In recent years, the Manhattan-based interior designer has noticed parents opting for grown-up furnishings such as vintage wallpapers, higher-maintenance wool carpets and upholstered storage ottomans that can be used to stash toys. “I am seeing more people with older children who are growing up sophisticated about design. Maybe some parents actually enjoy sugary pastel colors, but you don’t have to give kids pink or blue bedrooms.”
For the Rosenhecks, simple whitewashed walls suffice for their daughters’ room, which is filled with tidily organized rainbow-bright toys. Ginger and Ruby sleep in wooden cribs without bumpers because that’s how mom grew up. In many ways, the Rosenhecks are doing what they never quite imagined they’d do: They are becoming like their own parents, raising kids the way they were brought up.
Both spent their early years in 1960s modern homes in suburban New Jersey. They were orderly, decidedly adult environments with comfortable dens where the family hung out and fancier rooms that were reserved for company.
Back then, Capobianco recalls, the bowl of hazelnuts and a heavy metal nutcracker in her childhood family room were not considered a choking hazard or a broken finger waiting to happen. “Today’s parents tend to overprotect their kids,” she says, scoffing at the notion of the latest infant fad, a warmer for baby wipes. “If (the kids) can’t deal with a cold wipe, how are they going to deal with not getting a job?”
Ginger and Ruby, 1 1/2, are allowed everywhere except the kitchen and their parents’ room. “We want them to see the world as a safe and open place. They crawl and climb up on furniture and if they fall, we wait to see how they react instead of freaking out and making them fearful,” Capobianco says. “Most of the time, they just get up and keep going.”
They believe that toddlers understand more than they can communicate. After tugging on a cord attached to one of Rosenheck’s favorite table lamps a few times, Ginger and Ruby discovered it would topple onto the side table by the living room couch. Dad caught them in the act and saved the lamp from being smashed. But when he went to put the lamp back, he not only noticed some hairline cracks in the ceramic base, but also an imprint identifying the lamp as a Martz, a highly collectible midcentury design.
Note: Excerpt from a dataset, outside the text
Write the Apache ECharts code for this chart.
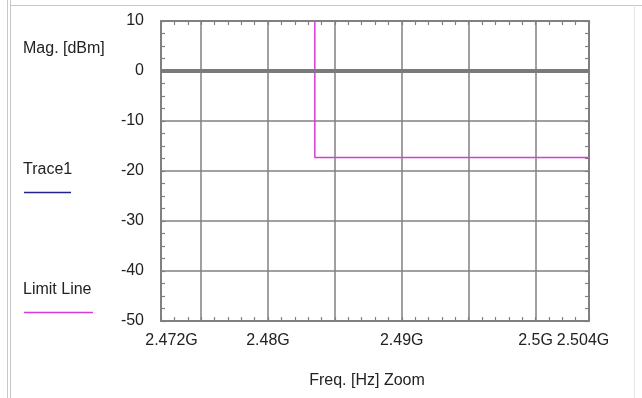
<!DOCTYPE html>
<html><head><meta charset="utf-8">
<script src="https://cdn.jsdelivr.net/npm/echarts@6/dist/echarts.min.js"></script>
<style>html,body{margin:0;padding:0;background:#fff}#c{width:642px;height:398px}</style>
</head><body><div id="c"></div><script>
// Frequencies in MHz, magnitudes in dBm
const freqMin = 2472, freqMax = 2504;
const magMin = -50, magMax = 10;
const xTickLabels = {2472: '2.472G', 2480: '2.48G', 2490: '2.49G', 2500: '2.5G', 2504: '2.504G'};
const gridFreqs = [2475, 2480, 2485, 2490, 2495, 2500];
const refLevels = [0];
const trace1Freq = [];
const trace1Mag = [];
const limitFreq = [2483.5, 2483.5, 2504];
const limitMag = [10, -17.3, -17.3];
const seriesNames = ['Trace1', 'Limit Line'];
const xAxisName = 'Freq. [Hz] Zoom';
const yAxisName = 'Mag. [dBm]';

const FONT = 'Liberation Sans';
const FS = 16;
const AX = '#808080';
const MAG = '#d63cd6';
const NAVY = '#23238f';

const chart = echarts.init(document.getElementById('c'), null, {renderer: 'canvas'});

function xLabel(v) {
  const k = Math.round(v);
  const t = xTickLabels[k];
  if (!t) return '';
  if (k === freqMin) return '{l|' + t + '}';
  if (k === freqMax) return '{r|' + t + '}';
  return t;
}

const baseX = {
  type: 'value', min: freqMin, max: freqMax, interval: 1,
  axisLine: {show: true, onZero: false, lineStyle: {color: AX, width: 2}},
  axisTick: {show: true, inside: true, length: 4, lineStyle: {color: AX, width: 1.2}},
  splitLine: {show: false}
};
const baseY = {
  type: 'value', min: magMin, max: magMax, interval: 10,
  axisLine: {show: true, onZero: false, lineStyle: {color: AX, width: 2}},
  axisTick: {show: true, inside: true, length: 4, lineStyle: {color: AX, width: 1.2}},
  minorTick: {show: true, splitNumber: 4, length: 4, lineStyle: {color: AX, width: 1.2}}
};

const option = {
  animation: false,
  backgroundColor: '#fff',
  textStyle: {fontFamily: FONT},
  grid: {left: 161, right: 53, top: 21, bottom: 77, containLabel: false},
  xAxis: [
    Object.assign({}, baseX, {
      position: 'bottom',
      axisLabel: {
        show: true, margin: 12, color: '#222', fontSize: FS, fontFamily: FONT,
        formatter: xLabel,
        rich: {
          l: {fontSize: FS, fontFamily: FONT, color: '#222', padding: [0, 0, 0, 21]},
          r: {fontSize: FS, fontFamily: FONT, color: '#222', padding: [0, 12, 0, 0]}
        }
      },
      name: xAxisName, nameLocation: 'middle', nameGap: 52,
      nameTextStyle: {color: '#222', fontSize: FS, fontFamily: FONT, padding: [0, 16, 0, 0]}
    }),
    Object.assign({}, baseX, {position: 'top', axisLabel: {show: false}})
  ],
  yAxis: [
    Object.assign({}, baseY, {
      position: 'left',
      splitLine: {show: true, lineStyle: {color: AX, width: 1.5}},
      axisLabel: {show: true, margin: 17, color: '#222', fontSize: FS, fontFamily: FONT}
    }),
    Object.assign({}, baseY, {position: 'right', splitLine: {show: false}, axisLabel: {show: false}})
  ],
  series: [
    {
      name: 'grid', type: 'line', data: [], silent: true, z: 1,
      markLine: {
        silent: true, symbol: 'none', label: {show: false}, animation: false,
        lineStyle: {color: AX, width: 1.5, type: 'solid'},
        data: gridFreqs.map(f => ({xAxis: f})).concat(
          refLevels.map(m => ({yAxis: m, lineStyle: {color: '#7a7a7a', width: 4, type: 'solid'}})))
      }
    },
    {
      name: seriesNames[0], type: 'line', symbol: 'none', z: 3,
      lineStyle: {color: NAVY, width: 1.5}, itemStyle: {color: NAVY},
      data: trace1Freq.map((f, i) => [f, trace1Mag[i]])
    },
    {
      name: seriesNames[1], type: 'line', symbol: 'none', z: 4,
      lineStyle: {color: MAG, width: 1.5}, itemStyle: {color: MAG},
      data: limitFreq.map((f, i) => [f, limitMag[i]])
    }
  ],
  graphic: [
    // frame
    {type: 'line', shape: {x1: 10, y1: 5.5, x2: 642, y2: 5.5}, style: {stroke: '#c8c8c8', lineWidth: 1}, silent: true},
    {type: 'line', shape: {x1: 7.5, y1: 0, x2: 7.5, y2: 398}, style: {stroke: '#c8c8c8', lineWidth: 1}, silent: true},
    {type: 'line', shape: {x1: 10.5, y1: 0, x2: 10.5, y2: 398}, style: {stroke: '#c8c8c8', lineWidth: 1}, silent: true},
    {type: 'line', shape: {x1: 634.5, y1: 5, x2: 634.5, y2: 398}, style: {stroke: '#e4e4e4', lineWidth: 1}, silent: true},
    // y axis name
    {type: 'text', left: 23, top: 41, style: {text: yAxisName, fill: '#222', font: FS + 'px "' + FONT + '"'}, silent: true},
    // legend
    {type: 'text', left: 23, top: 162, style: {text: seriesNames[0], fill: '#222', font: FS + 'px "' + FONT + '"'}, silent: true},
    {type: 'line', shape: {x1: 24, y1: 192.5, x2: 71, y2: 192.5}, style: {stroke: NAVY, lineWidth: 1.5}, silent: true},
    {type: 'text', left: 23, top: 282, style: {text: seriesNames[1], fill: '#222', font: FS + 'px "' + FONT + '"'}, silent: true},
    {type: 'line', shape: {x1: 24, y1: 312.5, x2: 93, y2: 312.5}, style: {stroke: MAG, lineWidth: 1.5}, silent: true}
  ]
};
chart.setOption(option);
</script></body></html>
“I just thought it looked cool,” says Rosenheck, who picked it up at a vintage furniture store. “I had no idea it was worth anything,” he adds with a laugh, “and now it isn’t.”
The couple wouldn’t have it any other way. “I don’t think we could’ve transformed the house so that we would be living in their world,” he says. “We welcomed them into ours.”
In this artsy, groovy place, Ginger and Ruby are kids in an eye-candy store. On the walls of their living-dining room, there is an Egyptian-themed stained glass window, odd bits of folk art, estate sale paintings, and Rosenheck’s photos of Joshua Tree landscapes and portraits of his kids as newborns.
The vaulted Tudor-style family room with a banquette and daybed covered in Indian and Moroccan fabrics and pillows has a TV that is never on when the kids are awake. Instead the room serves as a stage for family jam sessions, with dad on guitar and the kids on toy pianos and percussion. “We don’t buy anything that needs batteries,” he says. “We really want them to bring their imagination to things.” There is an orange bucket in the room to keep stuffed animals and dolls in one place. “Kids learn quickly,” Rosenheck says, “and they can live in an adult house.”